どうやら、シアンテにも彼等の仲間がいるらしい。
「そうですか。じゃあ、もう少しは一緒になりそうですね」
ハビッツは少し頬を染めながら笑う。
「……じゃあ、私は戻りますね」
「あ、はい。それでは……」
ハビッツは名残惜しそうに手を振った。
◇◆◇◆◇◆◇◆◇◆◇◆◇◆
ミーシェはディライズ達のいる船室に入る。
そこには『魔人』の三人とハルト、トリシアがいた。
どうやらトリシアが『治』でハルトとザグロを回復していたらしい。
ミーシェを見たディライズは
「……世話になったな。報酬を渡そう」
そう言うと、ディライズはスクラップ帳と小袋をミーシェに手渡す。
「この小袋は?」
「あれだけの目に合わせたんだ。そのスクラップ帳だけでは足りまい」
「いらないわ。貴方達の旅費かなんかでしょ。とっておきなさい」
「しかし」
「いらないわ」
ミーシェの断固とした態度にディライズは顔をしかめ
「……いつもこうなのか?」
「……大体ね」
そう答えたハルトの背中を見えない様に抓っていると
「いたた……ちくしょう、パラソスの野郎……悪い、トリシア。

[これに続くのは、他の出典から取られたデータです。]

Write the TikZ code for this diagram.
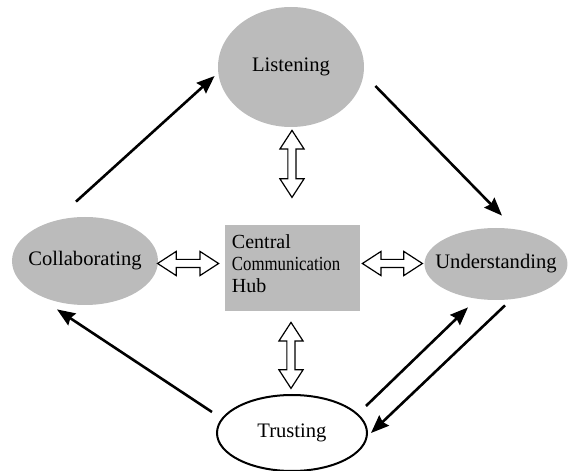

治療頼めるか?」
入ってきたのはバラドーだった。
『吸』に興味を持ったパラソスが、バラドーに戦いを挑んだのだ。
ちなみに、ハルトはパラソスに、ピリンクはバラドーにそれぞれ銅貨一枚を賭けていた。
どうやら、賭けはハルトの勝ちのようだ。
「あ、アニキ……すいません、お見苦しい所を」
「はは、パラソスさん、強かったでしょ?」
「え、ええ……初めて首領以外の魔術師に負けましたよ……『魔術師潰し』の名が泣きますよ……」
そう言うと、ティナが起き上がり
「おじちゃん、『魔術師潰し』なの?」
「え、いやおじちゃんではないが、一応そう呼ばれて」
「じゃあ勝負しよ!噂聞いて、戦ってみたかったんだ!」
セイレーン襲撃前ならば、バラドーはこれに応じていただろう。
だが、バラドーは既にティナの''翼''を見ている。
「いや、ほら、傷だらけだし」
「はい、治療終わりましたよバラドーさん」
バラドーは泣きそうな顔でトリシアを見つめる。
「じゃあ行こう!修練場って地下だよね?」
「ちょ、助け」
そう言って、ティナはバラドーを引きずって行く。
数分後、轟音と共にバラドーの悲痛な叫びが聞こえてきたが、ハルトはそれを無視せざるを得なかった。
話を戻す為、ミーシェはコホン、と咳払いを入れる。
「シアンテにいる『魔人』。その人が『魔人』について一番詳しいのね?」
「ああ。精霊についても何か知ってるかもしれん」
その『魔人』に会えば、セイレーンの事が分かるかもしれない。
何故『貴族院』がそのような力を手に入れようとしたのか。
そして、『守六光』であるジバルド・ベイグハンの……。
兄の真意を。
ミーシェは真相を求めて、シアンテへ向かう。
いよいよ、一行の旅も終わりに近付いていた。
ということで、セイレーン戦の決着と、一行のこれからについてを軸にして書いてみました。
バラドーさんにようやく見せ場をあげられましたw
そして最後にさらっとミーシェと『守六光』ジバルドの関係を晒してみたり。
あと、最後の方にも書きましたが、一章も大詰めを迎えています。
温かい目で見て頂ければ幸いです。